Data excerpt:
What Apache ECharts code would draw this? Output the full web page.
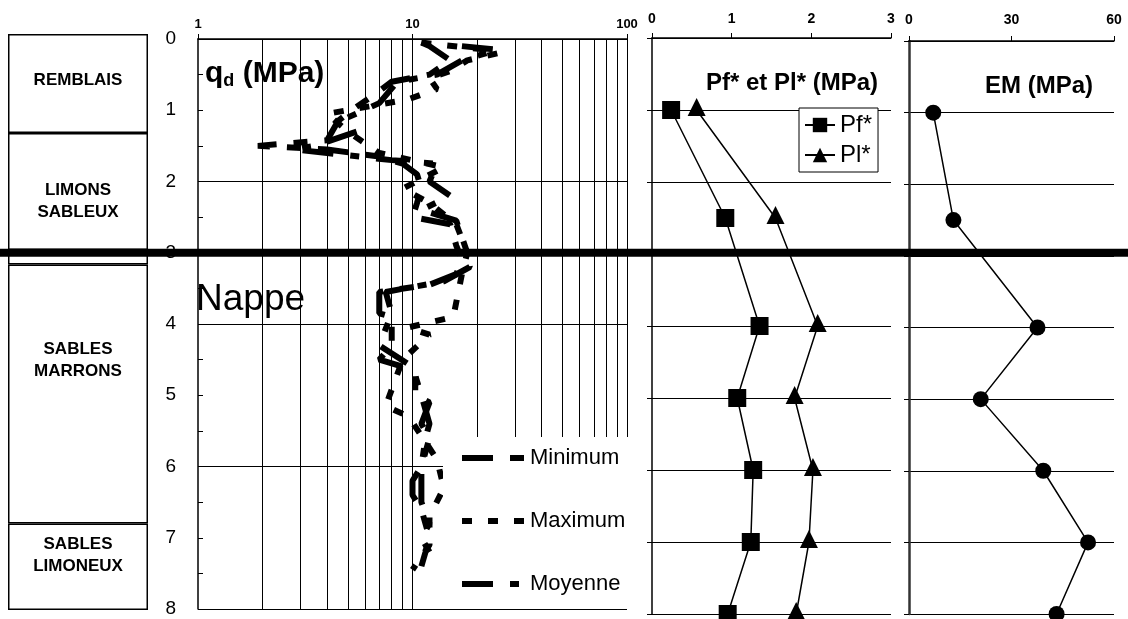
<!DOCTYPE html>
<html>
<head>
<meta charset="utf-8">
<script src="https://cdn.jsdelivr.net/npm/echarts@6/dist/echarts.min.js"></script>
<style>
  html, body { margin: 0; padding: 0; background: #fff; }
  #chart { width: 1128px; height: 619px; }
</style>
</head>
<body>
<div id="chart"></div>
<script>
// soil column (thickness in m, top to bottom)
const layerNames = ['REMBLAIS', 'LIMONS\nSABLEUX', '', 'SABLES\nMARRONS', 'SABLES\nLIMONEUX']
const layerThickness = [1.375, 1.625, 0.2, 3.6, 1.2]
const nappeDepth = 3

// penetrometer qd profiles: [qd (MPa), depth (m)]
const qdMin = [[11, 0.05], [12, 0.1], [15, 0.3], [12, 0.5], [8, 0.6], [6.5, 0.8], [5.2, 1.0], [4.5, 1.15],
  [4, 1.42], [1.9, 1.5], [4, 1.55], [7, 1.65], [9, 1.75], [10.5, 1.9], [11, 2.1], [10.5, 2.3], [10, 2.5],
  [15, 2.6], [16, 2.9], [17, 3.1], [16, 3.3], [12, 3.45], [7, 3.55], [7, 3.85], [8, 3.9], [8, 4.3], [7, 4.5],
  [9, 4.6], [10.3, 4.7], [10.3, 5.0], [12, 5.1], [11, 5.4], [12, 5.6], [11, 6.0], [10, 6.2], [10, 6.4],
  [11, 6.6], [12, 7.0], [11.5, 7.2], [11, 7.4]]
const qdMax = [[11, 0.05], [22, 0.15], [25, 0.2], [18, 0.3], [15, 0.45], [12, 0.55], [13, 0.7], [9.5, 0.85],
  [4, 1.05], [5, 1.3], [7, 1.6], [14, 1.8], [9, 2.1], [12, 2.3], [16, 2.6], [18, 3.0], [17, 3.3], [15.5, 3.9],
  [9.5, 4.05], [12, 4.15], [9, 4.5], [7.5, 5.15], [9.6, 5.3], [13, 5.9], [14, 6.3], [12, 6.7], [12, 7.1], [10, 7.45]]
const qdMoy = [[17, 0.1], [25, 0.15], [17, 0.3], [13, 0.5], [8.5, 0.6], [7, 0.9], [5, 1.1], [5.5, 1.3],
  [3.5, 1.5], [2.8, 1.55], [4, 1.6], [8, 1.7], [13, 1.75], [12, 2.0], [15, 2.2], [11, 2.4], [16, 2.55],
  [18, 3.0], [18.5, 3.2], [14, 3.4], [7.5, 3.55], [8, 3.85], [7, 4.3], [10, 4.6], [11, 5.0], [12, 5.4],
  [11.5, 5.6], [11, 6.0], [11, 6.5], [12, 6.8], [11, 7.0], [12, 7.2]]
const qdGridValues = [2, 3, 4, 5, 6, 7, 8, 9, 10, 20, 30, 40, 50, 60, 70, 80, 90, 100]

// pressiometer tests
const pmDepth = [1, 2.5, 4, 5, 6, 7, 8]
const pfValues = [0.24, 0.92, 1.35, 1.07, 1.27, 1.24, 0.95]
const plValues = [0.56, 1.55, 2.08, 1.79, 2.02, 1.97, 1.81]
const emValues = [7.1, 13, 37.6, 21, 39.3, 52.4, 43.2]

const font = 'Arial, "Liberation Sans", sans-serif'
const labelDy = [-3, 10, 0, -34, -11]
const dashMin = [31, 17, 14, 17]
const dashMax = [10, 16]
const dashMoy = [31, 17, 9, 17]

const chart = echarts.init(document.getElementById('chart'))

const depthAxis = (grid, extra) => Object.assign({
  type: 'value', gridIndex: grid, inverse: true, min: 0, max: 8, interval: 1,
  axisLine: { show: true, lineStyle: { color: '#000', width: 1.5 } },
  axisTick: { show: true, length: 5, lineStyle: { color: '#000' } },
  axisLabel: { show: false },
  splitLine: { show: true, lineStyle: { color: '#000', width: 1 } }
}, extra)

const topAxis = (grid, min, max, interval, margin, extra) => Object.assign({
  type: 'value', gridIndex: grid, position: 'top', min: min, max: max, interval: interval,
  axisLine: { show: true, lineStyle: { color: '#000', width: 1.5 } },
  axisTick: { show: true, length: 5, lineStyle: { color: '#000' } },
  axisLabel: { fontFamily: font, fontWeight: 'bold', fontSize: 14, color: '#000', margin: margin },
  splitLine: { show: false }
}, extra)

const soilSeries = layerNames.map((name, i) => ({
  type: 'bar', name: 'layer' + i, xAxisIndex: 0, yAxisIndex: 0, stack: 'soil',
  barWidth: '100%', data: [layerThickness[i]],
  itemStyle: { color: '#fff', borderColor: '#000', borderWidth: 1.5 },
  label: {
    show: name !== '', position: 'inside', offset: [0, labelDy[i]], formatter: name,
    fontFamily: font, fontWeight: 'bold', fontSize: 17, lineHeight: 22, color: '#000'
  }
}))

const qdLine = (name, data, dash) => ({
  type: 'line', name: name, xAxisIndex: 1, yAxisIndex: 1, data: data, z: 2,
  symbol: 'none', itemStyle: { color: '#000' },
  lineStyle: { color: '#000', width: 6, type: dash }
})

// log grid lines of the qd panel hang on the first qd series
const minSeries = qdLine('Minimum', qdMin, dashMin)
minSeries.z = 1
minSeries.markLine = {
  silent: true, symbol: ['none', 'none'], label: { show: false }, animation: false,
  lineStyle: { color: '#000', width: 1, type: 'solid' },
  data: qdGridValues.map(v => ({ xAxis: v }))
}

const qdLegendItem = (name, dash) => ({
  name: name,
  itemStyle: { opacity: 0 },
  lineStyle: { color: '#000', width: 6, type: dash, opacity: 1 }
})

const option = {
  animation: false,
  backgroundColor: '#fff',
  grid: [
    { left: 8, top: 34, width: 140, height: 576, outerBoundsMode: 'none' },
    { left: 198, top: 39, width: 429, height: 570, outerBoundsMode: 'none' },
    { left: 652, top: 38, width: 239, height: 576, outerBoundsMode: 'none' },
    { left: 909, top: 41, width: 205, height: 573, outerBoundsMode: 'none' }
  ],
  title: [
    {
      text: '{a|q}{b|d}{a| (MPa)}', left: 205, top: 58, padding: 0,
      textStyle: { rich: {
        a: { fontFamily: font, fontWeight: 'bold', fontSize: 30, color: '#000' },
        b: { fontFamily: font, fontWeight: 'bold', fontSize: 18, color: '#000', padding: [14, 0, 0, 0] }
      } }
    },
    { text: 'Nappe', left: 196, top: 281, padding: 0,
      textStyle: { fontFamily: font, fontWeight: 'normal', fontSize: 37, color: '#000' } },
    { text: 'Pf* et Pl* (MPa)', left: 706, top: 71, padding: 0,
      textStyle: { fontFamily: font, fontWeight: 'bold', fontSize: 24, color: '#000' } },
    { text: 'EM (MPa)', left: 985, top: 74, padding: 0,
      textStyle: { fontFamily: font, fontWeight: 'bold', fontSize: 24, color: '#000' } }
  ],
  legend: [
    {
      data: [qdLegendItem('Minimum', dashMin), qdLegendItem('Maximum', dashMax), qdLegendItem('Moyenne', dashMoy)],
      orient: 'vertical', left: 443, top: 437,
      padding: [10, 10, 14, 16], itemWidth: 62, itemHeight: 20, itemGap: 41,
      backgroundColor: '#fff', selectedMode: false, z: 60,
      textStyle: { fontFamily: font, fontSize: 22, color: '#000', padding: [0, 0, 0, 1] }
    },
    {
      data: ['Pf*', 'Pl*'], orient: 'vertical', left: 799, top: 108,
      padding: [5, 6, 5, 5], itemWidth: 30, itemHeight: 18, itemGap: 6,
      borderColor: '#000', borderWidth: 1, backgroundColor: '#fff', selectedMode: false,
      textStyle: { fontFamily: font, fontSize: 24, color: '#000' }
    }
  ],
  xAxis: [
    { type: 'category', gridIndex: 0, data: ['sol'], show: false },
    topAxis(1, 1, 100, null, 8, { type: 'log', logBase: 10, interval: undefined,
      axisLabel: { fontFamily: font, fontWeight: 'bold', fontSize: 13, color: '#000', margin: 8 } }),
    topAxis(2, 0, 3, 1, 12),
    topAxis(3, 0, 60, 30, 14)
  ],
  yAxis: [
    { type: 'value', gridIndex: 0, inverse: true, min: 0, max: 8, show: false },
    depthAxis(1, {
      axisTick: { show: true, inside: true, length: 5, lineStyle: { color: '#000' } },
      minorTick: { show: true, splitNumber: 2, length: 5, lineStyle: { color: '#000' } },
      axisLabel: { show: true, fontFamily: '"Liberation Sans Narrow", Arial, sans-serif',
        fontSize: 19, color: '#000', margin: 22 },
      splitLine: { show: false }
    }),
    depthAxis(1, { interval: 2, axisLine: { show: false }, axisTick: { show: false } }),
    depthAxis(2),
    depthAxis(3, { axisLine: { show: true, lineStyle: { color: '#333', width: 2.5 } } })
  ],
  series: soilSeries.concat([
    minSeries,
    qdLine('Maximum', qdMax, dashMax),
    qdLine('Moyenne', qdMoy, dashMoy),
    {
      type: 'line', name: 'Pf*', xAxisIndex: 2, yAxisIndex: 3,
      data: pfValues.map((v, i) => [v, pmDepth[i]]),
      symbol: 'rect', symbolSize: 18, itemStyle: { color: '#000' },
      lineStyle: { color: '#000', width: 1.5 }
    },
    {
      type: 'line', name: 'Pl*', xAxisIndex: 2, yAxisIndex: 3,
      data: plValues.map((v, i) => [v, pmDepth[i]]),
      symbol: 'triangle', symbolSize: 18, symbolOffset: [0, -3], itemStyle: { color: '#000' },
      lineStyle: { color: '#000', width: 1.5 }
    },
    {
      type: 'line', name: 'EM', xAxisIndex: 3, yAxisIndex: 4,
      data: emValues.map((v, i) => [v, pmDepth[i]]),
      symbol: 'circle', symbolSize: 16, itemStyle: { color: '#000' },
      lineStyle: { color: '#000', width: 1.5 }
    }
  ])
}

chart.setOption(option)

// water table line across the whole figure (qd depth scale), and a white
// backing for the qd legend so that the log grid stops behind it
const nappeY = chart.convertToPixel({ yAxisIndex: 1 }, nappeDepth)
chart.setOption({
  graphic: [
    {
      type: 'rect', z: 100, silent: true,
      shape: { x: 0, y: nappeY - 4, width: 1128, height: 8 },
      style: { fill: '#000' }
    },
    {
      type: 'rect', z: 50, silent: true,
      shape: { x: 445, y: 437, width: 181, height: 166 },
      style: { fill: '#fff' }
    }
  ]
})
</script>
</body>
</html>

Stated problem: Leave out the pictures. Transcribe only the lines above, from the first through the one that contains "const nappeDepth = 3".

Solution:
What Apache ECharts code would draw this? Output the full web page.
<!DOCTYPE html>
<html>
<head>
<meta charset="utf-8">
<script src="https://cdn.jsdelivr.net/npm/echarts@6/dist/echarts.min.js"></script>
<style>
  html, body { margin: 0; padding: 0; background: #fff; }
  #chart { width: 1128px; height: 619px; }
</style>
</head>
<body>
<div id="chart"></div>
<script>
// soil column (thickness in m, top to bottom)
const layerNames = ['REMBLAIS', 'LIMONS\nSABLEUX', '', 'SABLES\nMARRONS', 'SABLES\nLIMONEUX']
const layerThickness = [1.375, 1.625, 0.2, 3.6, 1.2]
const nappeDepth = 3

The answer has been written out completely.